◆ **Data lines**

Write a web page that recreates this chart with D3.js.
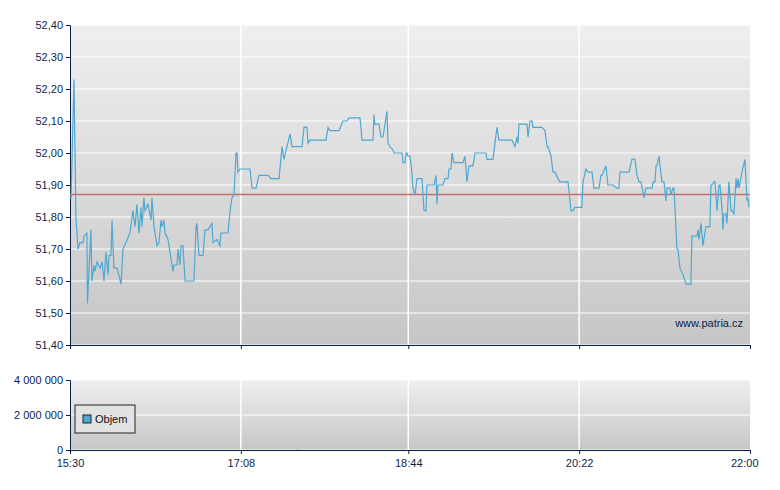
<!DOCTYPE html>
<html><head><meta charset="utf-8">
<script src="https://cdn.jsdelivr.net/npm/d3@7"></script>
<style>body{margin:0;background:#fff}svg{font-family:Arial,"Liberation Sans",sans-serif}</style>
</head><body>
<script>
// minutes since 15:30 and the price at that moment
const minutes = [0,0.6,2.3,3.4,4.6,5.7,7.5,8.0,9.7,10.0,12.0,12.6,13.8,14.3,15.5,17.2,18.4,19.5,20.6,21.8,22.4,23.5,24.1,25.2,27.0,29.3,30.4,32.1,34.4,36.1,37.3,38.4,39.6,40.7,41.3,42.4,43.0,44.7,46.5,47.0,48.2,49.9,51.0,52.2,52.8,53.9,54.5,56.2,59.1,59.6,61.4,61.9,63.1,63.7,64.8,66.0,71.1,72.3,72.8,74.0,76.3,77.4,79.1,81.4,82.0,84.3,86.0,86.6,90.6,91.8,92.9,94.1,95.2,95.8,96.3,97.5,98.6,103.2,104.4,106.7,108.4,113.6,115.3,119.9,121.6,122.7,126.2,127.3,133.1,134.2,135.9,136.5,137.6,
138.8,146.8,148.0,149.1,154.3,156.6,158.9,160.0,166.3,167.5,173.8,174.3,174.9,177.2,178.4,179.5,181.8,182.4,183.5,185.2,185.8,190.4,191.0,192.1,192.7,193.3,193.8,195.0,196.1,196.7,197.9,199.0,201.9,203.0,204.2,204.7,208.8,209.9,210.5,211.0,213.9,215.1,216.8,217.4,218.5,219.1,220.2,225.4,226.5,227.7,228.8,231.1,232.3,238.6,239.1,242.6,243.7,244.9,246.0,253.5,255.2,256.4,256.9,257.5,262.1,262.7,263.8,265.0,265.5,270.7,272.4,273.6,274.1,275.9,277.0,278.1,279.9,
281.0,285.6,286.2,287.3,288.5,289.6,293.6,294.2,295.9,297.1,299.4,300.5,303.4,304.5,305.1,307.4,308.5,311.4,313.7,314.8,315.4,320.6,322.3,324.0,325.2,326.3,327.5,329.2,330.3,333.8,334.4,335.5,336.1,336.6,337.8,339.5,340.7,341.8,342.4,344.1,344.7,345.8,346.4,348.1,348.7,349.8,351.6,353.3,356.1,356.7,359.6,360.2,360.7,361.9,363.0,364.7,367.0,367.6,368.2,369.3,369.9,371.1,372.2,372.8,373.9,374.5,375.1,376.2,376.8,377.9,379.1,379.7,380.8,382.0,382.5,383.1,383.7,385.4,387.1,388.3,388.8,389.4];
const prices = [51.86,51.86,52.23,51.80,51.70,51.72,51.72,51.74,51.75,51.53,51.76,51.60,51.65,51.63,51.66,51.64,51.66,51.60,51.69,51.62,51.68,51.68,51.79,51.64,51.64,51.59,51.70,51.72,51.75,51.82,51.77,51.84,51.75,51.83,51.77,51.86,51.82,51.84,51.79,51.86,51.77,51.71,51.72,51.79,51.77,51.79,51.75,51.73,51.63,51.65,51.65,51.70,51.65,51.71,51.71,51.60,51.60,51.77,51.78,51.68,51.68,51.76,51.76,51.78,51.72,51.73,51.71,51.75,51.75,51.82,51.86,51.87,52.00,52.00,51.94,51.95,51.95,51.95,51.89,51.89,51.93,51.93,51.92,51.92,52.02,51.98,52.06,52.02,52.02,52.08,52.08,52.03,52.04,
52.04,52.04,52.08,52.07,52.07,52.10,52.10,52.11,52.11,52.04,52.04,52.12,52.09,52.09,52.05,52.05,52.13,52.03,52.02,52.01,52.00,52.00,51.97,51.97,52.00,52.00,51.99,51.99,51.94,51.89,51.87,51.92,51.92,51.82,51.82,51.90,51.90,51.93,51.84,51.90,51.90,51.92,51.92,51.95,51.95,52.00,51.97,51.97,51.99,51.91,51.96,51.96,52.00,52.00,51.98,51.98,52.03,52.08,52.04,52.04,52.02,52.05,52.03,52.09,52.09,52.05,52.10,52.10,52.08,52.08,52.07,52.02,52.02,51.99,51.94,51.94,51.92,
51.91,51.91,51.88,51.82,51.82,51.83,51.83,51.91,51.95,51.94,51.94,51.89,51.89,51.93,51.93,51.96,51.90,51.90,51.89,51.89,51.94,51.94,51.98,51.98,51.93,51.91,51.91,51.86,51.89,51.89,51.91,51.91,51.96,51.96,51.99,51.91,51.91,51.85,51.89,51.89,51.87,51.89,51.89,51.70,51.70,51.64,51.62,51.59,51.59,51.74,51.74,51.76,51.73,51.78,51.71,51.77,51.77,51.90,51.90,51.91,51.91,51.82,51.90,51.90,51.83,51.76,51.81,51.81,51.78,51.91,51.82,51.82,51.81,51.92,51.89,51.92,51.89,51.94,51.98,51.85,51.86,51.83];
const refPrice = 51.87;
const priceTicks = [51.4,51.5,51.6,51.7,51.8,51.9,52.0,52.1,52.2,52.3,52.4];
const volTicks = [0,2000000,4000000];
const timeTicks = [0,98,194,292,390];
const timeLabels = ["15:30","17:08","18:44","20:22","22:00"];
const volMinutes = [130];
const volumes = [30000];

const W = 780, H = 490, L = 70, R = 750;
const axisCol = "#0c1f4a";
const svg = d3.select("body").append("svg").attr("width", W).attr("height", H);

const grad = svg.append("defs").append("linearGradient").attr("id","bg").attr("x1",0).attr("y1",0).attr("x2",0).attr("y2",1);
grad.append("stop").attr("offset","0%").attr("stop-color","#efefef");
grad.append("stop").attr("offset","100%").attr("stop-color","#c6c6c6");

const x = d3.scaleLinear().domain([0,390]).range([L,R]);
const y = d3.scaleLinear().domain([51.4,52.4]).range([345,25]);
const yv = d3.scaleLinear().domain([0,4000000]).range([450,380]);
const comma = d => d3.format(".2f")(d).replace(".", ",");
const spaced = d => d3.format(",")(d).replace(/,/g, " ");

function panel(yScale, ticks, fmt, top, bottom) {
  svg.append("rect").attr("x",L).attr("y",top).attr("width",R-L).attr("height",bottom-top).attr("fill","url(#bg)");
  svg.append("g").selectAll("line").data(ticks).join("line")
    .attr("x1",L).attr("x2",R).attr("y1",d=>yScale(d)).attr("y2",d=>yScale(d))
    .attr("stroke","#fff").attr("stroke-width",1);
  svg.append("g").selectAll("line").data(timeTicks.slice(1,-1)).join("line")
    .attr("x1",d=>x(d)).attr("x2",d=>x(d)).attr("y1",top).attr("y2",bottom)
    .attr("stroke","#fff").attr("stroke-width",1.5);
  const ax = svg.append("g").attr("transform",`translate(${L},0)`)
    .call(d3.axisLeft(yScale).tickValues(ticks).tickFormat(fmt).tickSize(4).tickPadding(3));
  ax.select(".domain").attr("stroke",axisCol);
  ax.selectAll("line").attr("stroke",axisCol);
  ax.selectAll("text").attr("fill",axisCol).attr("font-size",11);
  const bx = svg.append("g").attr("transform",`translate(0,${bottom})`)
    .call(d3.axisBottom(x).tickValues(timeTicks).tickFormat((d,i)=>timeLabels[i]).tickSize(4).tickSizeOuter(0));
  bx.select(".domain").attr("stroke",axisCol);
  bx.selectAll("line").attr("stroke",axisCol);
  bx.selectAll("text").attr("fill",axisCol).attr("font-size",11).attr("dy","0.9em");
  return bx;
}

const px = panel(y, priceTicks, comma, 25, 345);
px.selectAll("text").remove();
const vx = panel(yv, volTicks, spaced, 380, 450);
vx.selectAll(".tick:last-of-type text").attr("text-anchor","end").attr("dx",8);

svg.append("line").attr("x1",L).attr("x2",R).attr("y1",y(refPrice)).attr("y2",y(refPrice))
  .attr("stroke","#c8585e").attr("stroke-width",1.5).attr("opacity",0.85);

svg.append("path").datum(minutes.map((m,i)=>[m,prices[i]]))
  .attr("d", d3.line().x(d=>x(d[0])).y(d=>y(d[1])))
  .attr("fill","none").attr("stroke","#4ea8d2").attr("stroke-width",1.2);

svg.selectAll(".vol").data(volumes).join("rect").attr("class","vol")
  .attr("x",(d,i)=>x(volMinutes[i])).attr("width",1).attr("y",d=>yv(d)).attr("height",d=>450-yv(d)).attr("fill","#4ea8d2");

svg.append("text").attr("x",743).attr("y",327).attr("text-anchor","end").attr("font-size",11)
  .attr("fill","#0c1f4a").text("www.patria.cz");

const lg = svg.append("g").attr("transform","translate(75,405)");
lg.append("rect").attr("width",60).attr("height",28).attr("fill","#e2e2e2").attr("stroke","#222");
lg.append("rect").attr("x",8).attr("y",10).attr("width",8).attr("height",8).attr("fill","#4ea8d2").attr("stroke","#222");
lg.append("text").attr("x",20).attr("y",18).attr("font-size",11).attr("fill","#111").text("Objem");
</script>
</body></html>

◆ **Exercise prompt**
Report only how many lines of the listing hold the word "that".

◆ **Exercise solution**
2